I shoot film most of the time, I love the process and the surprise and risk about using it. I have now my own studio to develop and scan my color films. It’s like a ritual, long and boring sometimes but I need it for paying more attention on my own pictures once these are revealed.

laurent laporte photography (6) laurent laporte photography (8)About ‘Bookies and Gamblers’: I shot this series in the Shelbourne Park greyhound stadium of Dublin last month. A few months before, in Paris, I heard from a friend that a lot of interesting things happen there. First, the bets are organized by the official bookmakers and the unofficial ones which are very elegant people around the stadium. Then I heard that May was the month of the communions for all the young Dubliners. Their parents come here and drink, eat and bet a lot with their children who wear beautiful white dresses and small suits.
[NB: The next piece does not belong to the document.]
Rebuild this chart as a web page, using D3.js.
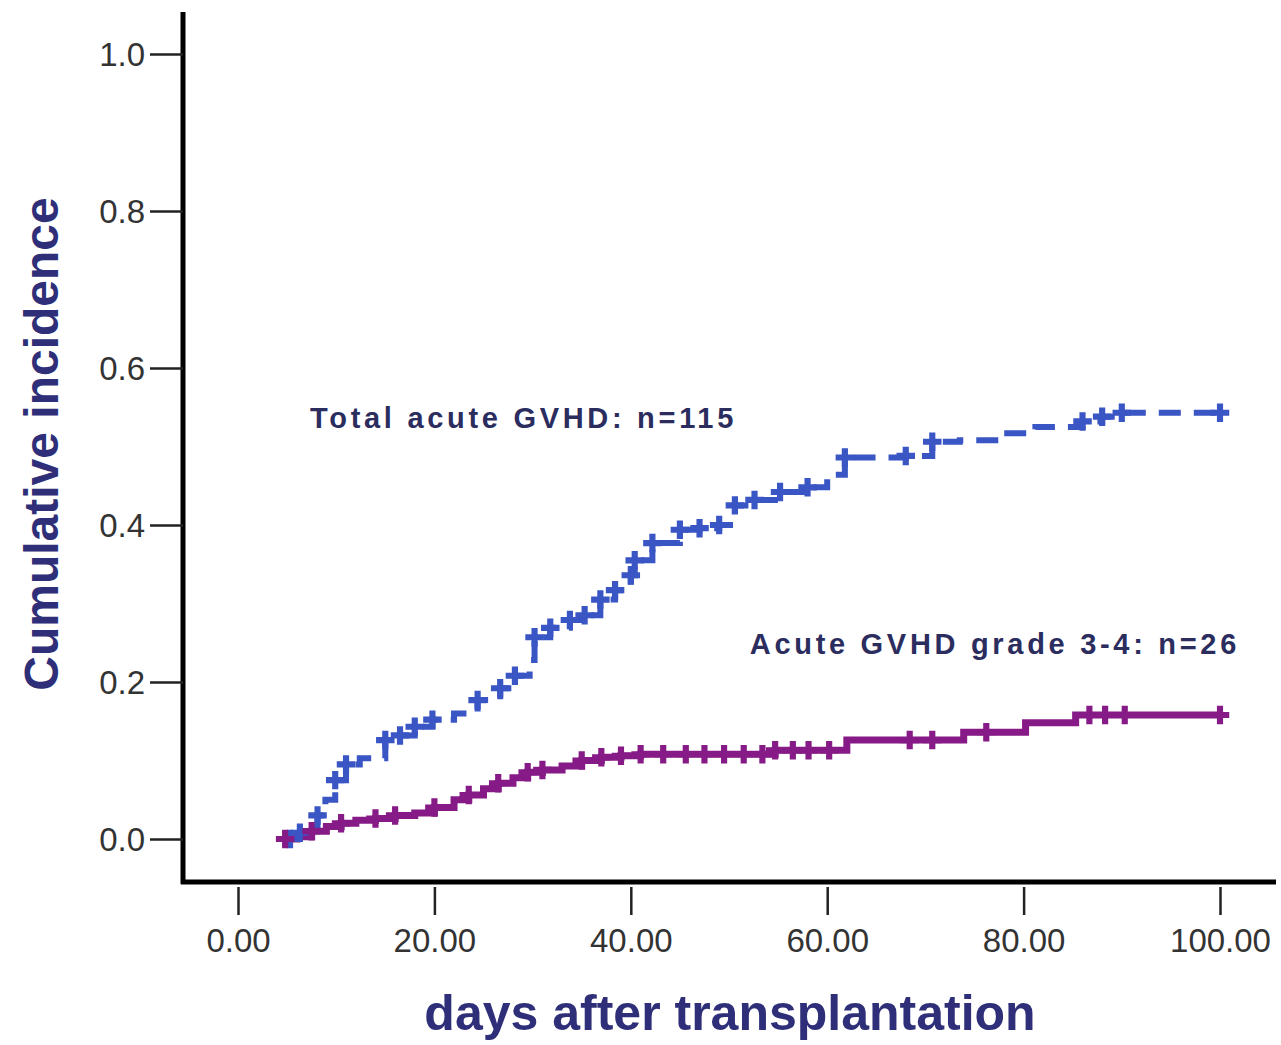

My influences: I know it’s always rather well regarded to enumerate unknown photographers with 132 followers on Instagram and even if I spend a lot of money every months in photobooks, I will keep it classic, simple and replace the word ‘influence’ by ‘admiration’.

So I will say, William Klein for his fresh ideas in fashion. Joel Meyerowitz for his ability to radically change from street photography to beautiful landscapes in Cape Light. William Eggleston for his bad-tempered genius. Vivianne Sassen because she’s surely the best today, and a number of photographers from Magnum like Martin Parr for his humor, Trent Parke for his lights, Alex Webb for his colors, Jerome Sessini for his guts, Jonas Bendiksen for his subjects or Antoine d’Agata for his quest.

As I said at the beginning, I’m interested in too many things to enumerate them but If I have to speak about one, it would be about the aesthetic of the director Paolo Sorrentino. “La Grande Bellezza” is surely my favorite movie. I can’t explain how jealous I was when I saw it for the first time. There are scenes like the one where the main character walks aside the Tiber and tells about his arrival inside the mundanities of Roma when he was young and three joggers are running in front of him and speak about management… For me, it’s just the ultimate level of cinematography.